### Given material

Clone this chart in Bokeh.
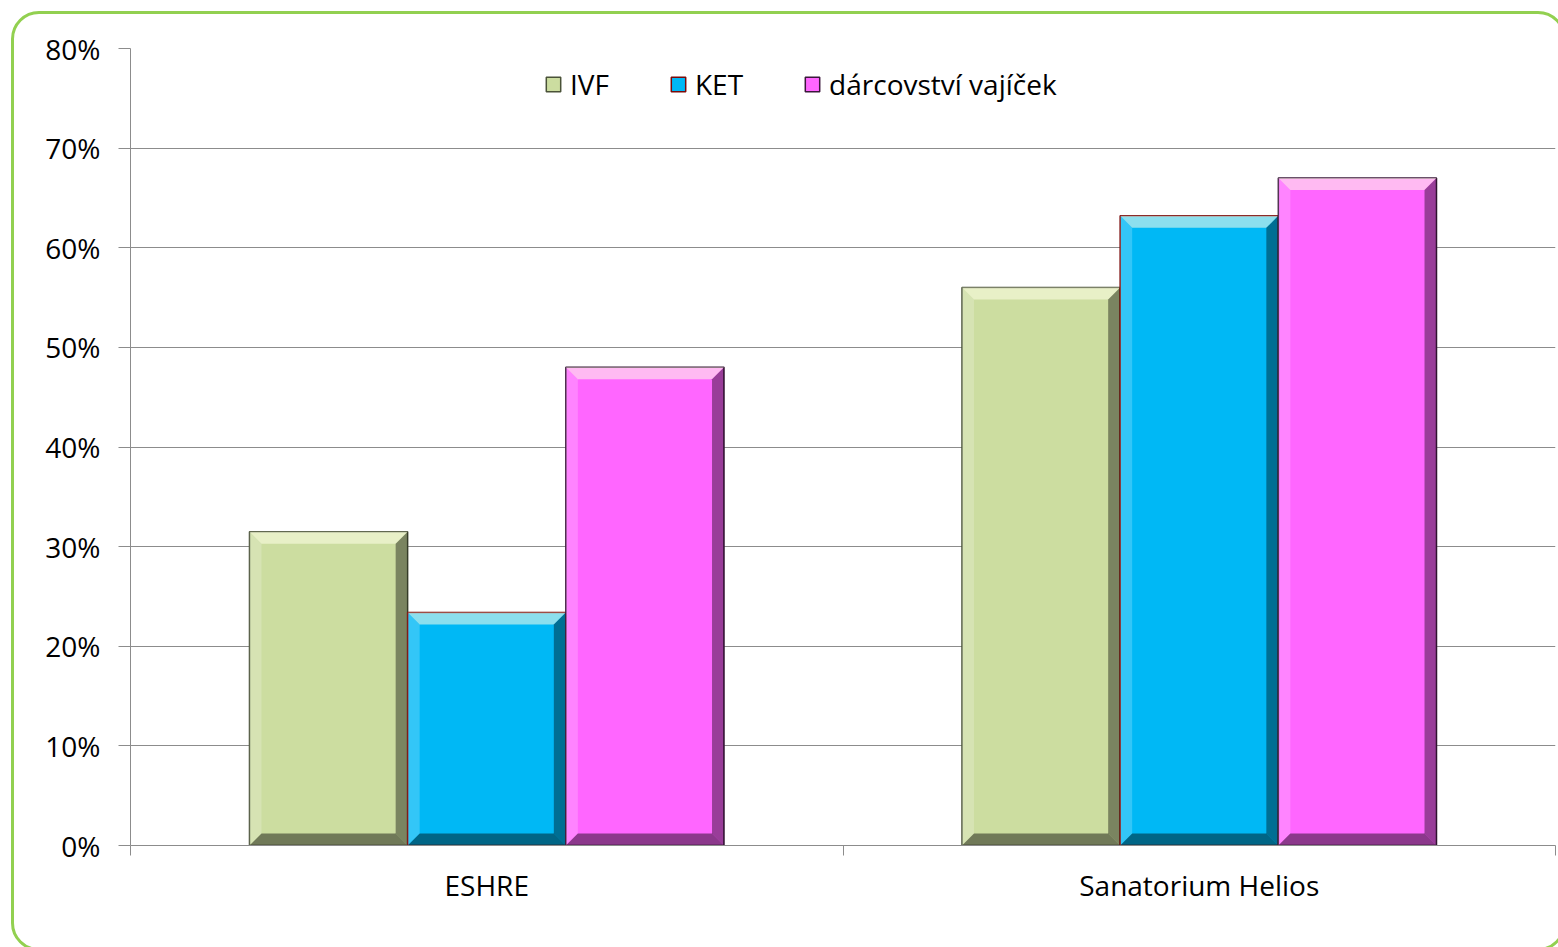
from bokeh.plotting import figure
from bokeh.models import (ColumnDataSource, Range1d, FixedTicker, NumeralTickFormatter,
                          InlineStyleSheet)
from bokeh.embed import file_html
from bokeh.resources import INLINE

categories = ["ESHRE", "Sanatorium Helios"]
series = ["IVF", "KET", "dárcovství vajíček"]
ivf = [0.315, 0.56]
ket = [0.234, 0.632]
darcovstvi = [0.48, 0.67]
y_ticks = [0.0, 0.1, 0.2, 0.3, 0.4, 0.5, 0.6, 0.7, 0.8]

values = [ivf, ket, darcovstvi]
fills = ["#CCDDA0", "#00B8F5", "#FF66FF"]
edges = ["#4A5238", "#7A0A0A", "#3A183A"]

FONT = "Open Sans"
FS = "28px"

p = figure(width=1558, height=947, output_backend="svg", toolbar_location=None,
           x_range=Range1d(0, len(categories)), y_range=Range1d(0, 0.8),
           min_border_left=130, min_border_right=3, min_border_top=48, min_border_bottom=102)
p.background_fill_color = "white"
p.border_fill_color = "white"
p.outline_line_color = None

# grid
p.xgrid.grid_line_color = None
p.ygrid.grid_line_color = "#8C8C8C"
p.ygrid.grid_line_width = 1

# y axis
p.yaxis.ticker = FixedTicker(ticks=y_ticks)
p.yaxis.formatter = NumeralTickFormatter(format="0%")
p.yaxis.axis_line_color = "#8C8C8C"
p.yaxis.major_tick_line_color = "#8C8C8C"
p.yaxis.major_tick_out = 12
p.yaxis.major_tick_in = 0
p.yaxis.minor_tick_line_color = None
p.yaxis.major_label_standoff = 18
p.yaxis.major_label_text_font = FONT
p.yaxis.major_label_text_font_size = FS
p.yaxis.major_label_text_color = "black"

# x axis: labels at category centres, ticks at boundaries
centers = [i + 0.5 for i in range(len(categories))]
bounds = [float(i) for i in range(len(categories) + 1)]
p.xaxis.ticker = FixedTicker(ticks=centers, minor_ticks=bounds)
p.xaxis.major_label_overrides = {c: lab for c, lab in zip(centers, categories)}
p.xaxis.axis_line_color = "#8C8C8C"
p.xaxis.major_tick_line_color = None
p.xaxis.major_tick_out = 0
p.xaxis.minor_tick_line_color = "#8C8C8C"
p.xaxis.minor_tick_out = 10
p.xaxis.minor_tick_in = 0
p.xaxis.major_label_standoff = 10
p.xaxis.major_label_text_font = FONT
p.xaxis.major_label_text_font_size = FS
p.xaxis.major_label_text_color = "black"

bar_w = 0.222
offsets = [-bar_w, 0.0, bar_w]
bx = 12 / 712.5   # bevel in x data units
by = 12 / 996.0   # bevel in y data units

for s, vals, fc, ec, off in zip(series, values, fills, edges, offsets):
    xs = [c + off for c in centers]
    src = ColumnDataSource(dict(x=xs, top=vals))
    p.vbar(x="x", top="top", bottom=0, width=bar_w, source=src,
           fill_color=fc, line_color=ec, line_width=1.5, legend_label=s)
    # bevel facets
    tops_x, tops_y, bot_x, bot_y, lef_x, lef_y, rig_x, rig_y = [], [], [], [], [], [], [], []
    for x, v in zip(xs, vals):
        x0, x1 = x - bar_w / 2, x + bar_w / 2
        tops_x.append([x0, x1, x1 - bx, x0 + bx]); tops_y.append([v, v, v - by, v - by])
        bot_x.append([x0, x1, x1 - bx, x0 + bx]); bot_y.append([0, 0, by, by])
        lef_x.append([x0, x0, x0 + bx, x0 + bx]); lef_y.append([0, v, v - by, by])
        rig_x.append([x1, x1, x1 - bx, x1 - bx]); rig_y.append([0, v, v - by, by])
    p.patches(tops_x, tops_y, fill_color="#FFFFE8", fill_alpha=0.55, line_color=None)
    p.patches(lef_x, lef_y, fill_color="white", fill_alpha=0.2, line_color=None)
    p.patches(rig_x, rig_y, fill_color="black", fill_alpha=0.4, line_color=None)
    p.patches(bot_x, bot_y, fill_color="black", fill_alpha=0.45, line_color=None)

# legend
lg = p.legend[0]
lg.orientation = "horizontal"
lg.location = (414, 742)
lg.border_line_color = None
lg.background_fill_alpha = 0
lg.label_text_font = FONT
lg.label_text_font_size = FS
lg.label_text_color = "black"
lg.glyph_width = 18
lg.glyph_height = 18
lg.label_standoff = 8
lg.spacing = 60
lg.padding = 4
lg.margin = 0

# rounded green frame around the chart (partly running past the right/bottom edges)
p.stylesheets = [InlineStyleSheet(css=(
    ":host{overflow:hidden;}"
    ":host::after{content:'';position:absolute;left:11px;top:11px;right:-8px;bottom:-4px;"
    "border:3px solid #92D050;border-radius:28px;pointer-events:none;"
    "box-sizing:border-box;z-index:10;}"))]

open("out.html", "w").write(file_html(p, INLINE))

######

■ What needs to be done ■
Reproduce the material above verbatim; omit every picture.

■ Solution to this problem ■
Clone this chart in Bokeh.
from bokeh.plotting import figure
from bokeh.models import (ColumnDataSource, Range1d, FixedTicker, NumeralTickFormatter,
                          InlineStyleSheet)
from bokeh.embed import file_html
from bokeh.resources import INLINE

categories = ["ESHRE", "Sanatorium Helios"]
series = ["IVF", "KET", "dárcovství vajíček"]
ivf = [0.315, 0.56]
ket = [0.234, 0.632]
darcovstvi = [0.48, 0.67]
y_ticks = [0.0, 0.1, 0.2, 0.3, 0.4, 0.5, 0.6, 0.7, 0.8]

values = [ivf, ket, darcovstvi]
fills = ["#CCDDA0", "#00B8F5", "#FF66FF"]
edges = ["#4A5238", "#7A0A0A", "#3A183A"]

FONT = "Open Sans"
FS = "28px"

p = figure(width=1558, height=947, output_backend="svg", toolbar_location=None,
           x_range=Range1d(0, len(categories)), y_range=Range1d(0, 0.8),
           min_border_left=130, min_border_right=3, min_border_top=48, min_border_bottom=102)
p.background_fill_color = "white"
p.border_fill_color = "white"
p.outline_line_color = None

# grid
p.xgrid.grid_line_color = None
p.ygrid.grid_line_color = "#8C8C8C"
p.ygrid.grid_line_width = 1

# y axis
p.yaxis.ticker = FixedTicker(ticks=y_ticks)
p.yaxis.formatter = NumeralTickFormatter(format="0%")
p.yaxis.axis_line_color = "#8C8C8C"
p.yaxis.major_tick_line_color = "#8C8C8C"
p.yaxis.major_tick_out = 12
p.yaxis.major_tick_in = 0
p.yaxis.minor_tick_line_color = None
p.yaxis.major_label_standoff = 18
p.yaxis.major_label_text_font = FONT
p.yaxis.major_label_text_font_size = FS
p.yaxis.major_label_text_color = "black"

# x axis: labels at category centres, ticks at boundaries
centers = [i + 0.5 for i in range(len(categories))]
bounds = [float(i) for i in range(len(categories) + 1)]
p.xaxis.ticker = FixedTicker(ticks=centers, minor_ticks=bounds)
p.xaxis.major_label_overrides = {c: lab for c, lab in zip(centers, categories)}
p.xaxis.axis_line_color = "#8C8C8C"
p.xaxis.major_tick_line_color = None
p.xaxis.major_tick_out = 0
p.xaxis.minor_tick_line_color = "#8C8C8C"
p.xaxis.minor_tick_out = 10
p.xaxis.minor_tick_in = 0
p.xaxis.major_label_standoff = 10
p.xaxis.major_label_text_font = FONT
p.xaxis.major_label_text_font_size = FS
p.xaxis.major_label_text_color = "black"

bar_w = 0.222
offsets = [-bar_w, 0.0, bar_w]
bx = 12 / 712.5   # bevel in x data units
by = 12 / 996.0   # bevel in y data units

for s, vals, fc, ec, off in zip(series, values, fills, edges, offsets):
    xs = [c + off for c in centers]
    src = ColumnDataSource(dict(x=xs, top=vals))
    p.vbar(x="x", top="top", bottom=0, width=bar_w, source=src,
           fill_color=fc, line_color=ec, line_width=1.5, legend_label=s)
    # bevel facets
    tops_x, tops_y, bot_x, bot_y, lef_x, lef_y, rig_x, rig_y = [], [], [], [], [], [], [], []
    for x, v in zip(xs, vals):
        x0, x1 = x - bar_w / 2, x + bar_w / 2
        tops_x.append([x0, x1, x1 - bx, x0 + bx]); tops_y.append([v, v, v - by, v - by])
        bot_x.append([x0, x1, x1 - bx, x0 + bx]); bot_y.append([0, 0, by, by])
        lef_x.append([x0, x0, x0 + bx, x0 + bx]); lef_y.append([0, v, v - by, by])
        rig_x.append([x1, x1, x1 - bx, x1 - bx]); rig_y.append([0, v, v - by, by])
    p.patches(tops_x, tops_y, fill_color="#FFFFE8", fill_alpha=0.55, line_color=None)
    p.patches(lef_x, lef_y, fill_color="white", fill_alpha=0.2, line_color=None)
    p.patches(rig_x, rig_y, fill_color="black", fill_alpha=0.4, line_color=None)
    p.patches(bot_x, bot_y, fill_color="black", fill_alpha=0.45, line_color=None)

# legend
lg = p.legend[0]
lg.orientation = "horizontal"
lg.location = (414, 742)
lg.border_line_color = None
lg.background_fill_alpha = 0
lg.label_text_font = FONT
lg.label_text_font_size = FS
lg.label_text_color = "black"
lg.glyph_width = 18
lg.glyph_height = 18
lg.label_standoff = 8
lg.spacing = 60
lg.padding = 4
lg.margin = 0

# rounded green frame around the chart (partly running past the right/bottom edges)
p.stylesheets = [InlineStyleSheet(css=(
    ":host{overflow:hidden;}"
    ":host::after{content:'';position:absolute;left:11px;top:11px;right:-8px;bottom:-4px;"
    "border:3px solid #92D050;border-radius:28px;pointer-events:none;"
    "box-sizing:border-box;z-index:10;}"))]

open("out.html", "w").write(file_html(p, INLINE))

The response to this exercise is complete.